Göç sırasında saldırıya uğrayan Mistefa Mihemed ise çetelerin işlediği şiddeti kendi yaşadıkları üzerinden aktardı: “Bu alçılı kolumu görüyor musunuz? Arabamı ve motosikletimi gasbettiler, beni yere atıp tekmelediler.”
“İKİNCİ KEZ GÖÇ ETTİK, YANIMIZDA HİÇBİR ŞEYİMİZ KALMADI”
Raco kentinden göç eden Mihemed Elî, ailesinin yaşadığı zorluklara da dikkat çekti. Elî, “Bu, ikinci kez evlerimizden göç ettirilişimiz. Yanımızda birkaç giysi ve battaniyeden başka hiçbir şey yok. İki gün boyunca soğukta, aç ve susuz bir şekilde yolda kaldık” dedi.
“SALDIRIDA 10 SİVİL ÖLDÜRÜLDÜ VE YAKILDI, TAHLİYE SIRASINDA İSE 15 SİVİL ÖLDÜRÜLDÜ”
Efrin-Şehba Kantonu’na bağlı Kurdo köyünden Selah İbrahim, göç yolculuğunun dehşet verici boyutlarını anlattı. İbrahim, çetelerin göç eden sivillere saldırdığını, yaklaşık 10 kişiyi katlettiğini ve ardından cenazelerini yaktığını söyledi.
Ayrıca Selah İbrahim, “Tahliye sırasında ise çeteler en az 15 sivili daha öldürdü.
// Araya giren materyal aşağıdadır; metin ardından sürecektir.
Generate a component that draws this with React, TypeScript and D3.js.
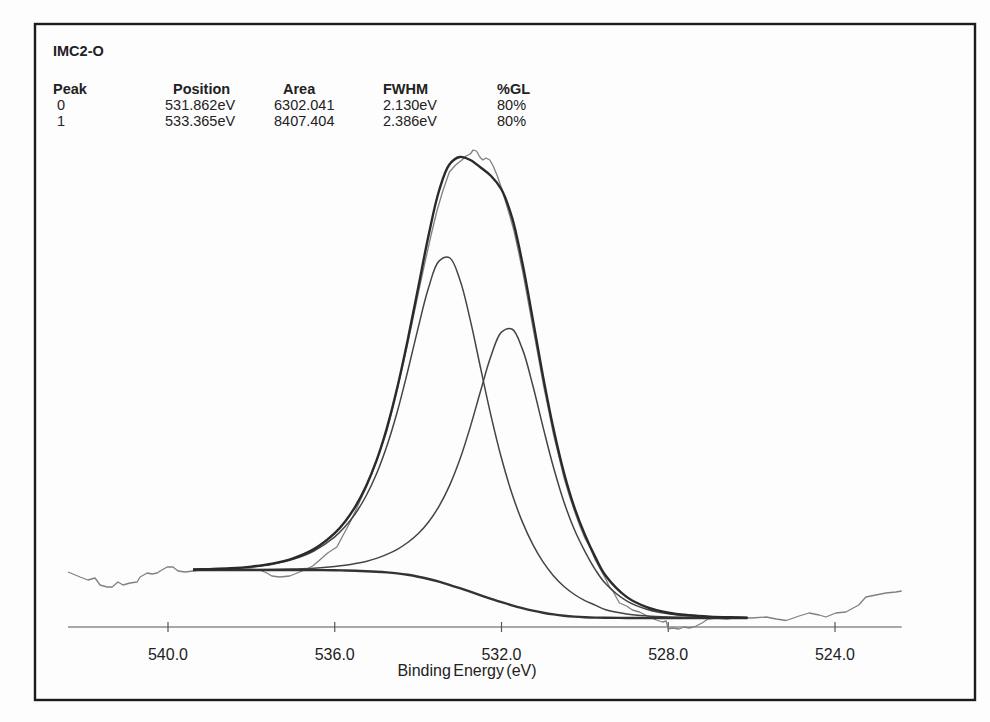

Silahlarla bizi oradan uzaklaştırdılar ve kimseyi yanlarına yaklaştırmadılar. Bu yüzden öldürülen kişileri tanıyamadık.” dedi. Selah İbrahim, tüm dünyaya çağrıda bulunarak işgalci güçlerin topraklarından çekilmesi gerektiğini vurguladı. “Topraklarımızda yaşanan bu zulme karşı sessiz kalınmasın. Suriye halkı için uluslararası toplum harekete geçmeli” dedi.